Muitas vezes a gente reclama do que é ensinado na escola, principalmente se estamos falando sobre cultura africana e afro-brasileira. Então, a minha proposta é que vocês, pais e criadores de crianças pretas, realizem uma nova educação para os pequenos. Não precisa necessariamente ser conhecedor da cultura africana e afro-brasileira para isso. Resgate o que você sabe, resgate a sua ancestralidade presente. Como? Assim:
- Conte sobre as histórias da sua família, as histórias de quem veio antes.
- Resgate a música favorita e apresente para as crianças, vejam a letra e os significados. Sambas-enredos renderão boas conversas
- Sabe aqueles passinhos que dançamos tanto nos bailes de charme? Será a aula de hoje aqui em casa!
- Pegue o álbum de família e conte uma história curiosa sobre aquele momento ou aquelas pessoas.
- Relembre aquela receita deliciosa e faça junto com as crianças.
- Façam bonecas Abayomi juntos.
- Façam turbantes e amarrações de tecidos africanos e estudem (brinquem também) sobre os reinos da África.
- Busque na internet provérbios africanos e reflitam sobre eles.
- Descubra inventores, cientistas, escritores, pesquisadores negros e relembrem as histórias deles.
- Tem tantos contos e histórias da mitologia Africana, dos Orixás, espalhados por aí, vale à pena procurar.
Vivenciar isso juntos é resgatar e manter a ancestralidade presente, manter a essência de quem são!
Você também pode se aprofundar mais nessa proposta. Lei ou assista vídeos no Youtube sobre temas importantes para a formação de uma consciência antirracista e converse com as crianças sobre o assunto, torne-se o professor de assuntos essências para a vida e formação dessas crianças.
Uma mãe, seguidora do Criando Crianças Pretas, pela passagem do dia 13 de maio, me pediu conteúdo para crianças do ensino infantil, que falasse sobre a data. Ela estava aborrecida com os vídeos que a escola havia mandado. Como não encontrei na internet materiais que pudessem atender à demanda, sugeri que ela assistisse vídeos e lesse textos para produzir, ela mesma, um conteúdo para a filha.

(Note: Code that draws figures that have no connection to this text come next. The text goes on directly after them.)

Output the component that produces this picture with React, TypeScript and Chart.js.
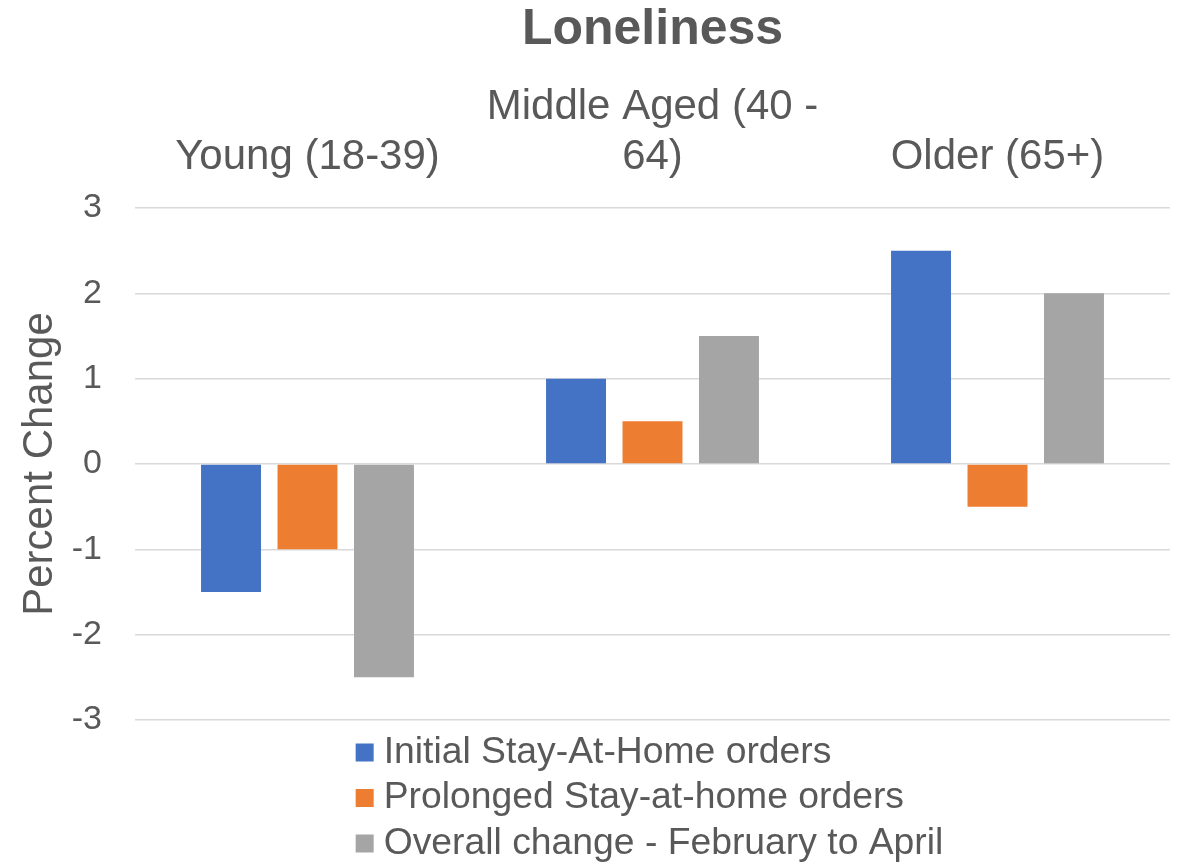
import { useEffect, useRef } from "react";
import { Chart, registerables } from "chart.js";

Chart.register(...registerables);

// Age groups along the top axis (the middle one wraps onto two lines)
const categories: (string | string[])[] = [
  "Young (18-39)",
  ["Middle Aged (40 -", "64)"],
  "Older (65+)",
];

// Percent change in loneliness for each period
const initialOrders = [-1.5, 1, 2.5];
const prolongedOrders = [-1, 0.5, -0.5];
const overallChange = [-2.5, 1.5, 2];

const seriesNames = [
  "Initial Stay-At-Home orders",
  "Prolonged Stay-at-home orders",
  "Overall change - February to April",
];
const seriesColors = ["#4472C4", "#ED7D31", "#A5A5A5"];

const yMin = -3;
const yMax = 3;
const yStep = 1;

const FONT = '"Liberation Sans", Arial, sans-serif';
const TEXT = "#595959";
const GRID = "#D9D9D9";

// Legend stacked one entry per row, block centred under the plot area
const stackedLegend = {
  id: "stackedLegend",
  afterDraw(chart: any) {
    const { ctx, chartArea } = chart;
    const box = 18;
    const gap = 10;
    const firstRow = 32.5;
    const rowGap = 45.5;
    ctx.save();
    ctx.font = `37.3px ${FONT}`;
    const widths = chart.data.datasets.map((d: any) => ctx.measureText(d.label).width);
    const blockW = box + gap + Math.max(...widths);
    const left = (chartArea.left + chartArea.right) / 2 - blockW / 2 - 3;
    ctx.textBaseline = "middle";
    ctx.textAlign = "left";
    chart.data.datasets.forEach((d: any, i: number) => {
      const cy = chartArea.bottom + firstRow + i * rowGap;
      ctx.fillStyle = d.backgroundColor;
      ctx.fillRect(left, cy - box / 2, box, box);
      ctx.fillStyle = TEXT;
      ctx.fillText(d.label, left + box + gap, cy);
    });
    ctx.restore();
  },
};

export default function App() {
  const canvasRef = useRef<HTMLCanvasElement | null>(null);

  useEffect(() => {
    if (!canvasRef.current) return;
    const seriesValues = [initialOrders, prolongedOrders, overallChange];
    const chart = new Chart(canvasRef.current, {
      type: "bar",
      data: {
        labels: categories,
        datasets: seriesValues.map((values, i) => ({
          label: seriesNames[i],
          data: values,
          backgroundColor: seriesColors[i],
          borderWidth: 0,
          categoryPercentage: 0.665,
          barPercentage: 0.784,
        })),
      },
      options: {
        animation: false,
        responsive: false,
        maintainAspectRatio: false,
        layout: { padding: { top: 0, right: 12, bottom: 142, left: 0 } },
        plugins: {
          legend: { display: false },
          tooltip: { enabled: false },
          title: {
            display: true,
            text: "Loneliness",
            color: TEXT,
            fullSize: false,
            font: { family: FONT, size: 50, weight: "bold", lineHeight: 1.2 },
            padding: { top: 0, bottom: 0 },
          },
        },
        scales: {
          x: {
            position: "top",
            grid: { display: false, drawTicks: false },
            border: { display: false },
            ticks: {
              color: TEXT,
              padding: 25,
              maxRotation: 0,
              autoSkip: false,
              font: { family: FONT, size: 42, lineHeight: 1.2 },
            },
            afterFit(scale: any) {
              scale.height = 148;
            },
          },
          y: {
            min: yMin,
            max: yMax,
            grid: { color: GRID, lineWidth: 1.5, drawTicks: false },
            border: { display: false },
            ticks: {
              stepSize: yStep,
              color: TEXT,
              padding: 33,
              font: { family: FONT, size: 34 },
            },
            title: {
              display: true,
              text: "Percent Change",
              color: TEXT,
              padding: { top: 15, bottom: 0 },
              font: { family: FONT, size: 42, lineHeight: 1.2 },
            },
            afterFit(scale: any) {
              scale.width = 135;
            },
          },
        },
      },
      plugins: [stackedLegend],
    });
    return () => chart.destroy();
  }, []);

  return (
    <div
      style={{
        position: "fixed",
        left: 0,
        top: 0,
        width: 1182,
        height: 862,
        background: "#ffffff",
      }}
    >
      <canvas ref={canvasRef} width={1182} height={862} style={{ display: "block" }} />
    </div>
  );
}
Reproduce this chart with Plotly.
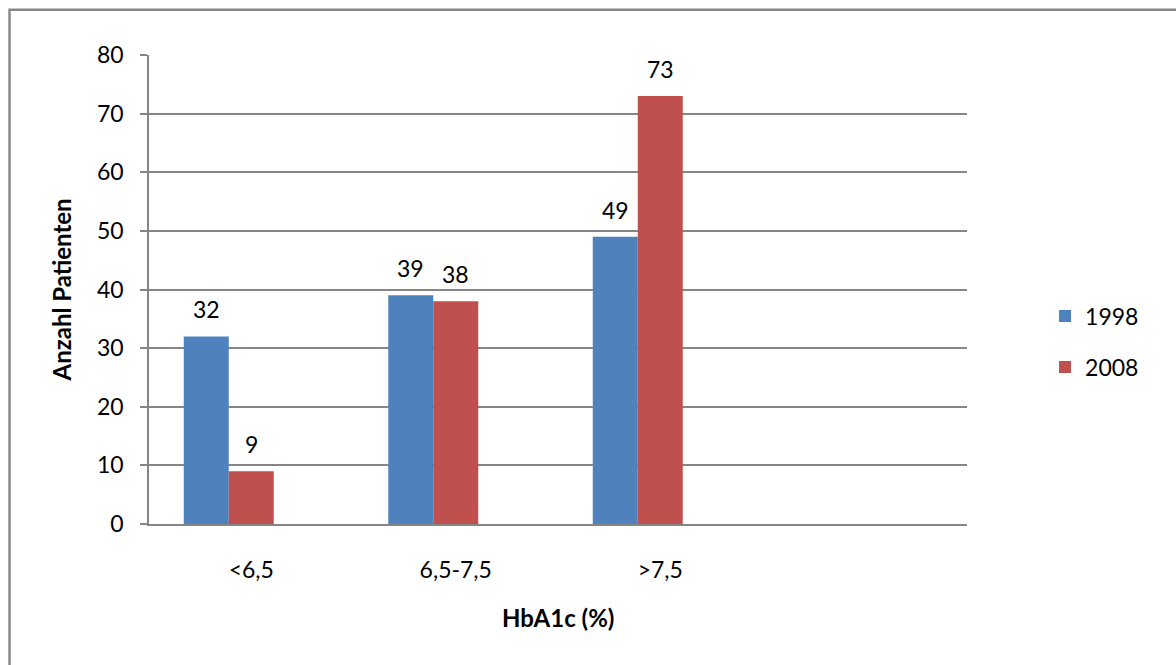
import plotly.graph_objects as go

# HbA1c classes and patient counts per survey year
categories = ["<6,5", "6,5-7,5", ">7,5"]
years = ["1998", "2008"]
counts_1998 = [32, 39, 49]
counts_2008 = [9, 38, 73]

FONT = "Lato"
GRID = "#868686"
colors = {"1998": "#4F81BD", "2008": "#C0504D"}
series = {"1998": counts_1998, "2008": counts_2008}

x_pos = list(range(len(categories)))

fig = go.Figure()
for yr in years:
    fig.add_trace(go.Bar(
        x=x_pos, y=series[yr], name=yr,
        marker=dict(color=colors[yr], line=dict(width=0)),
        legendgroup=yr,
    ))
# empty third slot in each group (keeps the group layout of the sheet)
fig.add_trace(go.Bar(x=x_pos, y=[None] * len(categories), showlegend=False,
                     hoverinfo="skip", marker=dict(opacity=0)))

# value labels above the bars
n_slots = 3
bar_w = (1 - 0.34) / n_slots
for i, yr in enumerate(years):
    for xi, v in zip(x_pos, series[yr]):
        fig.add_annotation(
            x=xi + (i - (n_slots - 1) / 2) * bar_w, y=v, text=str(v),
            showarrow=False, yanchor="bottom", yshift=11,
            font=dict(family=FONT, size=23, color="#000000"),
        )

fig.add_annotation(
    text="<b>Anzahl Patienten</b>", textangle=-90,
    xref="paper", yref="paper", x=-0.1064, y=0.5,
    xanchor="center", yanchor="middle", showarrow=False,
    font=dict(family=FONT, size=24, color="#000000"),
)
fig.add_annotation(
    text="<b>HbA1c (%)</b>",
    xref="paper", yref="paper", x=0.5, y=-0.2004,
    xanchor="center", yanchor="middle", showarrow=False,
    font=dict(family=FONT, size=24, color="#000000"),
)

# outer chart frame
fig.add_shape(type="rect", xref="paper", yref="paper",
              x0=-0.1705, x1=1.4, y0=-0.5, y1=1.0965,
              line=dict(color="#878787", width=2.5), fillcolor="rgba(0,0,0,0)",
              layer="below")

fig.update_layout(
    width=1176, height=665,
    margin=dict(l=149, r=209, t=55, b=141),
    paper_bgcolor="white", plot_bgcolor="white",
    barmode="group", bargap=0.34, bargroupgap=0,
    font=dict(family=FONT, size=23, color="#000000"),
    showlegend=True,
    legend=dict(
        x=1.0954, y=0.389, xanchor="left", yanchor="middle",
        traceorder="grouped", tracegroupgap=18,
        font=dict(family=FONT, size=23, color="#000000"),
        bgcolor="rgba(0,0,0,0)",
    ),
    xaxis=dict(
        range=[-0.5, 3.5], tickvals=x_pos, ticktext=categories,
        showline=True, linecolor=GRID, linewidth=1.5,
        ticks="", showgrid=False, zeroline=False,
        ticklabelstandoff=25,
        tickfont=dict(family=FONT, size=23, color="#000000"),
    ),
    yaxis=dict(
        range=[0, 80], dtick=10, tick0=0,
        showline=True, linecolor=GRID, linewidth=1.5,
        ticks="outside", ticklen=7, tickwidth=1.5, tickcolor=GRID,
        showgrid=True, gridcolor=GRID, gridwidth=1.5, zeroline=False,
        ticklabelstandoff=12,
        tickfont=dict(family=FONT, size=23, color="#000000"),
    ),
)

fig.write_html("out.html")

Esse período ficará guardado para sempre na cabeça das crianças. Sei muito bem, e na pele, que para nós adultos, está sendo, com muita frequência, um verdadeiro caos, mas um provérbio Africano diz: Se você pode andar, você pode dançar. Se você pode falar, você pode cantar. Dance e cante para tornarmos esses dias mais leves. Eu estou tentando.